Why Istanbul? As I went through the process of researching where I would like to study abroad, I talked with many, many people: friends, family, academics, travelers. While I initially was thinking about studying in London or Paris, after much consideration I decided that I wanted to go somewhere a bit more separated from the Occident. London and Paris, of course, are amazing cities in their own rights, but I wanted to find a place where I could explore some heavier cultural differences. Around the same time of this realization, I was reading Elizabeth Kostova’s delightful debut novel, The Historian, which is a revision of the Dracula myth that interlaces fiction with Dracula’s historical origin, Vlad Ţepeş, a fifteenth century Romanian ruler. In that book, the characters travel repeatedly to Istanbul, describing the city’s intense beauty and historical importance. These descriptions were so vivid that I decided to do a little research, and in that endeavor I found extensive praise for the city, and fascination for its important role as the traditional bridge between the East and the West. Additionally, I discovered a rising popular interest in the city, such as Newseek calling it “the coolest city on earth,” and Matt Lauer including it in his Where in the World is Matt Lauer? As I continued to read, discuss, and explore, I became more and more intrigued with this city, astounded by the way it is a bridge between not only the East and the West, but also between the ancient and the modern, the religious and the secular. Before long I had developed a powerful, almost magnetic intellectual attraction to Istanbul, and decided I would study there.

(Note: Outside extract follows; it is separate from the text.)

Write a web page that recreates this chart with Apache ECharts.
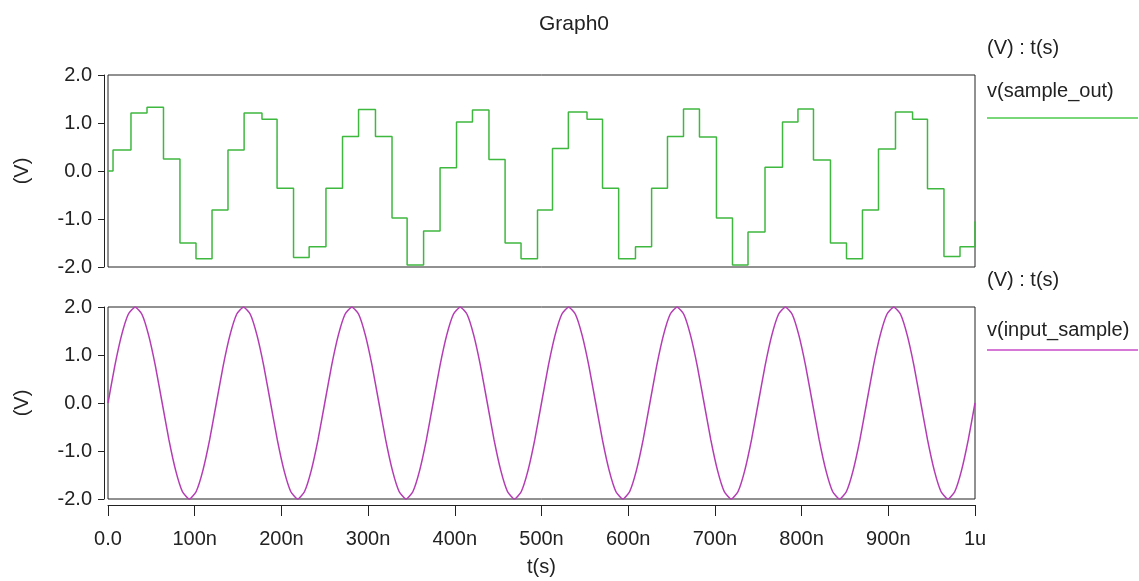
<!DOCTYPE html>
<html>
<head>
<meta charset="utf-8">
<script src="https://cdn.jsdelivr.net/npm/echarts@6/dist/echarts.min.js"></script>
<style>
  html, body { margin: 0; padding: 0; background: #fff; }
  #chart { width: 1139px; height: 581px; }
</style>
</head>
<body>
<div id="chart"></div>
<script>
// v(sample_out): 每个台阶开始的时间 (ns) 和保持的电平 (V)
const sampleTimes = [0, 5.8, 26.5, 45, 64, 83, 101.5, 120, 138.4, 157, 177.6, 195, 214, 232, 251.4,
  270.5, 289, 308.5, 327.6, 345, 364, 383, 402, 420.4, 439.4, 458, 476.4, 495.4, 512.7, 531,
  552.5, 570.4, 589, 608.4, 627, 645.3, 663.8, 682.2, 701.8, 720.3, 738.2, 757.8, 778, 795.8,
  813.7, 833.3, 851.8, 870.2, 888.7, 908.3, 928, 945.2, 964.2, 982.7, 1000];
const sampleLevels = [0, 0.44, 1.21, 1.33, 0.25, -1.5, -1.83, -0.81, 0.44, 1.21, 1.08, -0.36, -1.8, -1.58, -0.36,
  0.72, 1.28, 0.72, -0.98, -1.96, -1.25, 0.07, 1.02, 1.27, 0.24, -1.5, -1.83, -0.81, 0.47, 1.23,
  1.08, -0.36, -1.83, -1.58, -0.36, 0.72, 1.29, 0.71, -0.98, -1.96, -1.27, 0.08, 1.02, 1.29,
  0.23, -1.5, -1.83, -0.81, 0.46, 1.23, 1.08, -0.37, -1.78, -1.58, -1.05];

// v(input_sample): 每周期 16 个读数
const inputTimes = [
  0, 7.8, 15.6, 23.4, 31.3, 39.1, 46.9, 54.7, 62.5, 70.3, 78.1, 85.9, 93.8, 101.6, 109.4, 117.2,
  125, 132.8, 140.6, 148.4, 156.3, 164.1, 171.9, 179.7, 187.5, 195.3, 203.1, 210.9, 218.8, 226.6, 234.4, 242.2,
  250, 257.8, 265.6, 273.4, 281.3, 289.1, 296.9, 304.7, 312.5, 320.3, 328.1, 335.9, 343.8, 351.6, 359.4, 367.2,
  375, 382.8, 390.6, 398.4, 406.3, 414.1, 421.9, 429.7, 437.5, 445.3, 453.1, 460.9, 468.8, 476.6, 484.4, 492.2,
  500, 507.8, 515.6, 523.4, 531.3, 539.1, 546.9, 554.7, 562.5, 570.3, 578.1, 585.9, 593.8, 601.6, 609.4, 617.2,
  625, 632.8, 640.6, 648.4, 656.3, 664.1, 671.9, 679.7, 687.5, 695.3, 703.1, 710.9, 718.8, 726.6, 734.4, 742.2,
  750, 757.8, 765.6, 773.4, 781.3, 789.1, 796.9, 804.7, 812.5, 820.3, 828.1, 835.9, 843.8, 851.6, 859.4, 867.2,
  875, 882.8, 890.6, 898.4, 906.3, 914.1, 921.9, 929.7, 937.5, 945.3, 953.1, 960.9, 968.8, 976.6, 984.4, 992.2,
  1000];
const inputValues = [
  0, 0.77, 1.41, 1.85, 2.0, 1.85, 1.41, 0.77, 0, -0.77, -1.41, -1.85, -2.0, -1.85, -1.41, -0.77,
  0, 0.77, 1.41, 1.85, 2.0, 1.85, 1.41, 0.77, 0, -0.77, -1.41, -1.85, -2.0, -1.85, -1.41, -0.77,
  0, 0.77, 1.41, 1.85, 2.0, 1.85, 1.41, 0.77, 0, -0.77, -1.41, -1.85, -2.0, -1.85, -1.41, -0.77,
  0, 0.77, 1.41, 1.85, 2.0, 1.85, 1.41, 0.77, 0, -0.77, -1.41, -1.85, -2.0, -1.85, -1.41, -0.77,
  0, 0.77, 1.41, 1.85, 2.0, 1.85, 1.41, 0.77, 0, -0.77, -1.41, -1.85, -2.0, -1.85, -1.41, -0.77,
  0, 0.77, 1.41, 1.85, 2.0, 1.85, 1.41, 0.77, 0, -0.77, -1.41, -1.85, -2.0, -1.85, -1.41, -0.77,
  0, 0.77, 1.41, 1.85, 2.0, 1.85, 1.41, 0.77, 0, -0.77, -1.41, -1.85, -2.0, -1.85, -1.41, -0.77,
  0, 0.77, 1.41, 1.85, 2.0, 1.85, 1.41, 0.77, 0, -0.77, -1.41, -1.85, -2.0, -1.85, -1.41, -0.77,
  0];

const yTicks = [-2, -1, 0, 1, 2];
const xTickLabels = { 0: "0.0", 1000: "1u" };

const font = "Liberation Sans";
const axisColor = "#222";

const sampleData = sampleTimes.map((t, i) => [t, sampleLevels[i]]);
const inputData = inputTimes.map((t, i) => [t, inputValues[i]]);

const yAxisCommon = (gridIndex) => ({
  gridIndex: gridIndex,
  type: "value",
  min: yTicks[0],
  max: yTicks[yTicks.length - 1],
  interval: 1,
  offset: 4,
  name: "(V)",
  nameLocation: "middle",
  nameRotate: 90,
  nameGap: 72,
  nameTextStyle: { fontFamily: font, fontSize: 20, color: "#222" },
  axisLine: { show: true, onZero: false, lineStyle: { color: axisColor, width: 1 } },
  axisTick: { show: true, length: 6, lineStyle: { color: axisColor } },
  axisLabel: {
    margin: 12,
    fontFamily: font,
    fontSize: 20,
    color: "#222",
    formatter: (v) => v.toFixed(1),
  },
  splitLine: { show: false },
});

var myChart = echarts.init(document.getElementById("chart"));
myChart.setOption({
  animation: false,
  title: {
    text: "Graph0",
    left: 534,
    top: 9,
    textStyle: { fontFamily: font, fontSize: 21, fontWeight: "normal", color: "#222" },
  },
  grid: [
    { left: 108, top: 75, width: 867, height: 192, show: true, borderColor: axisColor, borderWidth: 1, backgroundColor: "#fff" },
    { left: 108, top: 307, width: 867, height: 192, show: true, borderColor: axisColor, borderWidth: 1, backgroundColor: "#fff" },
  ],
  xAxis: [
    {
      gridIndex: 0,
      type: "value",
      min: 0,
      max: 1000,
      interval: 100,
      show: false,
    },
    {
      gridIndex: 1,
      type: "value",
      min: 0,
      max: 1000,
      interval: 100,
      position: "bottom",
      offset: 6,
      name: "t(s)",
      nameLocation: "middle",
      nameGap: 52,
      nameTextStyle: { fontFamily: font, fontSize: 20, color: "#222" },
      axisLine: { show: true, onZero: false, lineStyle: { color: axisColor, width: 1 } },
      axisTick: { show: true, length: 11, lineStyle: { color: axisColor } },
      axisLabel: {
        margin: 24,
        fontFamily: font,
        fontSize: 20,
        color: "#222",
        formatter: (v) => xTickLabels[v] || v + "n",
      },
      splitLine: { show: false },
    },
  ],
  yAxis: [yAxisCommon(0), yAxisCommon(1)],
  graphic: [
    { type: "text", left: 987, top: 38, style: { text: "(V) : t(s)", fontFamily: font, fontSize: 20, fill: "#222" } },
    { type: "text", left: 987, top: 81, style: { text: "v(sample_out)", fontFamily: font, fontSize: 20, fill: "#222" } },
    { type: "line", shape: { x1: 987, y1: 118, x2: 1138, y2: 118 }, style: { stroke: "#4cc84c", lineWidth: 1.5 } },
    { type: "text", left: 987, top: 270, style: { text: "(V) : t(s)", fontFamily: font, fontSize: 20, fill: "#222" } },
    { type: "text", left: 987, top: 320, style: { text: "v(input_sample)", fontFamily: font, fontSize: 20, fill: "#222" } },
    { type: "line", shape: { x1: 987, y1: 350, x2: 1138, y2: 350 }, style: { stroke: "#c84cc8", lineWidth: 1.5 } },
  ],
  series: [
    {
      name: "v(sample_out)",
      type: "line",
      xAxisIndex: 0,
      yAxisIndex: 0,
      step: "end",
      symbol: "none",
      data: sampleData,
      lineStyle: { color: "#3fb83f", width: 1.5 },
    },
    {
      name: "v(input_sample)",
      type: "line",
      xAxisIndex: 1,
      yAxisIndex: 1,
      smooth: 0.15,
      symbol: "none",
      data: inputData,
      lineStyle: { color: "#b43cb4", width: 1.5 },
    },
  ],
});
</script>
</body>
</html>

I envision this blog serving two main purposes: 1) providing an easy way for me to stay in touch with all of you, and 2) acting as a space where I can explore and preserve my thoughts from Istanbul. Some posts, therefore, will probably just contain basic narration of what I’ve been up to, and some will go a little deeper and include some reflection on the issues I encounter abroad. Also, I am going to try my best to make my posts somewhat hypertextual, so that I can weave my own thoughts into the unwieldy fabric of the World Wide Web.
Another exciting feature is that I’ll be able to post videos and pictures from my trip directly to this blog, so when I visit the Blue Mosque or the Hagia Sofia, you’ll be able to see and hear those experiences.

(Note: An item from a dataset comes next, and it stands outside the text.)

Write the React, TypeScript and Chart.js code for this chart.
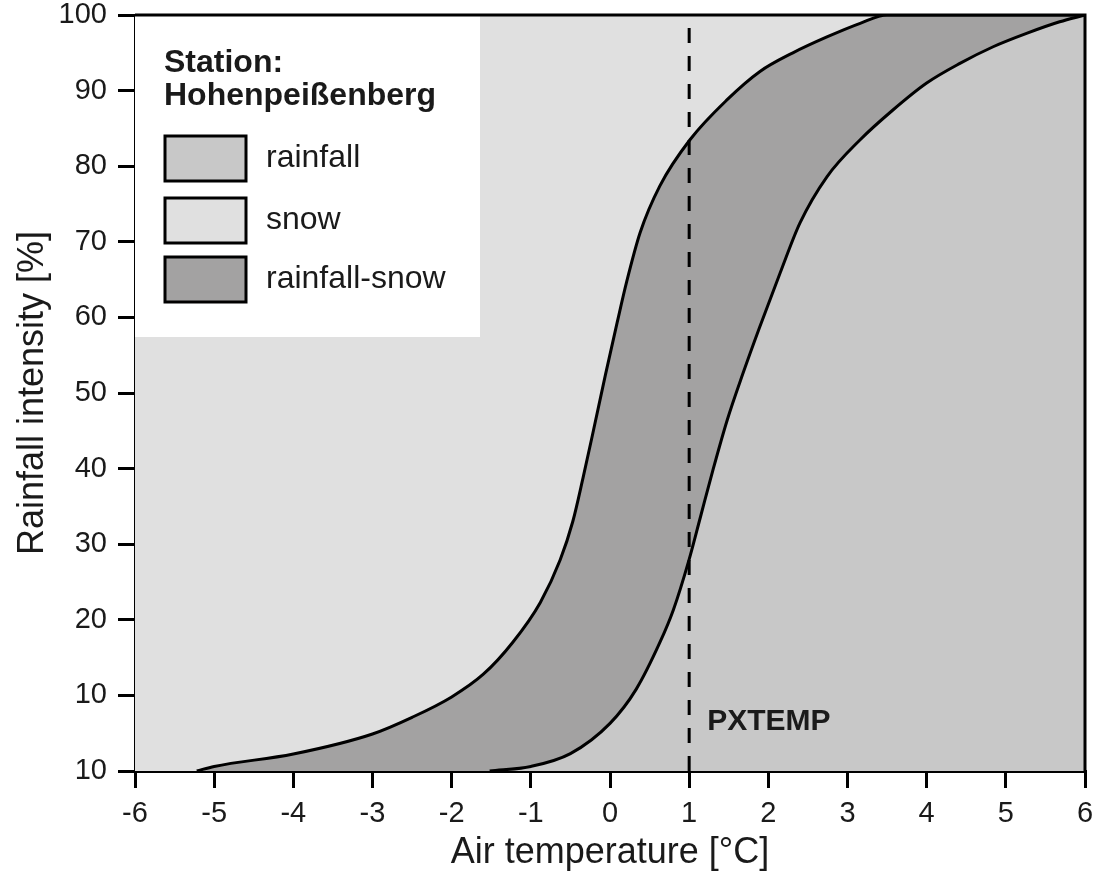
import React, { useEffect, useRef } from 'react';
import { Chart, registerables } from 'chart.js';

Chart.register(...registerables);

// ---- data ----
const xTickValues = [-6, -5, -4, -3, -2, -1, 0, 1, 2, 3, 4, 5, 6];
const xTickLabels = ['-6', '-5', '-4', '-3', '-2', '-1', '0', '1', '2', '3', '4', '5', '6'];
const yTickValues = [0, 10, 20, 30, 40, 50, 60, 70, 80, 90, 100];
const yTickLabels = ['10', '10', '20', '30', '40', '50', '60', '70', '80', '90', '100'];

// boundary between snow and rainfall-snow (left curve)
const snowLimitX = [-5.22, -5, -4, -3, -2.5, -2, -1.6, -1.23, -0.88, -0.63, -0.47, -0.34, -0.21, -0.06, 0.09, 0.21, 0.38, 0.63, 1.01, 1.48, 1.89, 2.31, 2.74, 3.16, 3.5, 6];
const snowLimitY = [0, 0.6, 2.25, 4.9, 7.1, 9.8, 12.8, 17.0, 22.3, 27.9, 33.0, 38.8, 45.0, 52.3, 59.3, 64.7, 71.2, 77.4, 83.5, 88.8, 92.5, 95.0, 97.1, 98.9, 100, 100];

// boundary between rainfall-snow and rainfall (right curve)
const rainLimitX = [-1.52, -1.0, -0.5, 0, 0.33, 0.63, 0.8, 1.0, 1.14, 1.3, 1.48, 1.68, 1.89, 2.15, 2.4, 2.74, 3.16, 3.57, 4.0, 4.42, 4.84, 5.27, 5.68, 6];
const rainLimitY = [0, 0.6, 2.3, 6.3, 10.8, 17.0, 21.3, 28.0, 33.5, 39.8, 46.4, 52.6, 58.7, 65.9, 72.5, 78.6, 83.5, 87.4, 91.0, 93.6, 95.8, 97.6, 99.1, 100];

const PXTEMP = 1;
const pxtempLabel = 'PXTEMP';
const legendTitle = ['Station:', 'Hohenpeißenberg'];
const legendLabels = ['rainfall', 'snow', 'rainfall-snow'];

const xTitle = 'Air temperature [°C]';
const yTitle = 'Rainfall intensity [%]';

// ---- styles ----
const RAIN = '#c8c8c8';
const SNOW = '#e0e0e0';
const MIXED = '#a3a2a2';
const INK = '#1a1a1a';
const FONT = '"Liberation Sans", Arial, Helvetica, sans-serif';
const legendColors = [RAIN, SNOW, MIXED];

const toPoints = (xs: number[], ys: number[]) => xs.map((x, i) => ({ x, y: ys[i] }));

export default function App() {
  const ref = useRef<HTMLCanvasElement>(null);

  useEffect(() => {
    const canvas = ref.current;
    if (!canvas) return;

    const decor = {
      id: 'decor',
      beforeDatasetsDraw(chart: any) {
        const { ctx, chartArea: a } = chart;
        ctx.save();
        ctx.fillStyle = SNOW;
        ctx.fillRect(a.left, a.top, a.right - a.left, a.bottom - a.top);
        ctx.restore();
      },
      afterDatasetsDraw(chart: any) {
        const { ctx, chartArea: a, scales } = chart;
        ctx.save();
        // legend panel
        ctx.fillStyle = '#ffffff';
        ctx.fillRect(a.left, a.top, 345, 322);
        ctx.fillStyle = INK;
        ctx.textBaseline = 'alphabetic';
        ctx.textAlign = 'left';
        ctx.font = `bold 32px ${FONT}`;
        ctx.fillText(legendTitle[0], a.left + 29, a.top + 57);
        ctx.fillText(legendTitle[1], a.left + 29, a.top + 90);
        const boxTops = [121, 183, 242];
        legendLabels.forEach((lab, i) => {
          const bx = a.left + 30;
          const by = a.top + boxTops[i];
          ctx.fillStyle = legendColors[i];
          ctx.fillRect(bx, by, 81, 45);
          ctx.strokeStyle = '#000';
          ctx.lineWidth = 3;
          ctx.strokeRect(bx, by, 81, 45);
          ctx.fillStyle = INK;
          ctx.font = `32px ${FONT}`;
          ctx.fillText(lab, a.left + 131, by + 31);
        });
        // PXTEMP label
        const px = scales.x.getPixelForValue(PXTEMP);
        ctx.font = `bold 30px ${FONT}`;
        ctx.fillStyle = INK;
        ctx.fillText(pxtempLabel, px + 18, a.bottom - 41);
        ctx.restore();
      },
      afterDraw(chart: any) {
        const { ctx, chartArea: a } = chart;
        ctx.save();
        ctx.strokeStyle = '#000';
        ctx.lineWidth = 3;
        ctx.beginPath();
        ctx.moveTo(a.left, a.top);
        ctx.lineTo(a.right, a.top);
        ctx.lineTo(a.right, a.bottom);
        ctx.stroke();
        ctx.restore();
      },
    };

    const chart = new Chart(canvas, {
      type: 'line',
      data: {
        datasets: [
          {
            label: 'PXTEMP',
            data: [{ x: PXTEMP, y: 0 }, { x: PXTEMP, y: 100 }],
            borderColor: '#000',
            borderWidth: 3,
            borderDash: [15, 13],
            pointRadius: 0,
            tension: 0,
            fill: false,
            order: 0,
          },
          {
            label: 'rainfall',
            data: toPoints(rainLimitX, rainLimitY),
            borderColor: '#000',
            borderWidth: 3,
            backgroundColor: RAIN,
            fill: 'origin',
            pointRadius: 0,
            cubicInterpolationMode: 'monotone',
            order: 1,
          },
          {
            label: 'rainfall-snow',
            data: toPoints(snowLimitX, snowLimitY),
            borderColor: '#000',
            borderWidth: 3,
            backgroundColor: MIXED,
            fill: 'origin',
            pointRadius: 0,
            cubicInterpolationMode: 'monotone',
            order: 2,
          },
        ],
      },
      options: {
        animation: false,
        responsive: false,
        devicePixelRatio: 1,
        layout: { padding: { top: 15, right: 17, left: 0, bottom: 0 } },
        plugins: {
          legend: { display: false },
          tooltip: { enabled: false },
        },
        scales: {
          x: {
            type: 'linear',
            min: -6,
            max: 6,
            z: 1,
            afterBuildTicks: (s: any) => {
              s.ticks = xTickValues.map((v) => ({ value: v }));
            },
            afterFit: (s: any) => {
              s.height = 119;
              s.paddingLeft = 0;
              s.paddingRight = 0;
            },
            ticks: {
              autoSkip: false,
              maxRotation: 0,
              padding: 9,
              color: INK,
              font: { family: FONT, size: 29 },
              callback: (_v: any, i: number) => xTickLabels[i],
            },
            grid: {
              drawOnChartArea: false,
              drawTicks: true,
              tickLength: 17,
              color: '#000',
              lineWidth: 3,
            },
            border: { display: true, color: '#000', width: 3 },
            title: {
              display: true,
              text: xTitle,
              color: INK,
              font: { family: FONT, size: 36 },
              padding: { top: 0, bottom: 15 },
            },
          },
          y: {
            type: 'linear',
            min: 0,
            max: 100,
            z: 1,
            afterBuildTicks: (s: any) => {
              s.ticks = yTickValues.map((v) => ({ value: v }));
            },
            afterFit: (s: any) => {
              s.width = 135;
              s.paddingTop = 0;
              s.paddingBottom = 0;
            },
            ticks: {
              autoSkip: false,
              padding: 11,
              color: INK,
              font: { family: FONT, size: 29 },
              callback: (_v: any, i: number) => yTickLabels[i],
            },
            grid: {
              drawOnChartArea: false,
              drawTicks: true,
              tickLength: 17,
              color: '#000',
              lineWidth: 3,
            },
            border: { display: true, color: '#000', width: 3 },
            title: {
              display: true,
              text: yTitle,
              color: INK,
              font: { family: FONT, size: 36 },
              padding: { top: 11, bottom: 0 },
            },
          },
        },
      },
      plugins: [decor],
    } as any);

    return () => chart.destroy();
  }, []);

  return (
    <div style={{ position: 'absolute', left: 0, top: 0, width: 1102, height: 890, background: '#ffffff' }}>
      <canvas ref={ref} width={1102} height={890} style={{ display: 'block', width: 1102, height: 890 }} />
    </div>
  );
}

Also, please notice that on any post I make, you are able to comment below it. Perhaps we can get some good discussion going, if people are interested. Notice also that you may subscribe to my blog by entering your email in the space provided on the right side of this page. You then have to check your email, click a link to confirm your subscription, and follow the simple instructions. If you choose to do that, you can configure things so that you will be emailed every time I make a post, or every week. That way, you won’t have to be unnecessarily checking the blog for new content.
And finally, just some practical details: I am leaving from Philadelphia on February 7, and returning in Philadelphia on June 11. My flight goes from Philadelphia to London to Istanbul. That will be about seven hours per each flight, or fourteen hours in the air with a three hour layover in London.
Anyway, I look forward to sharing my experiences with you and cannot wait to get started!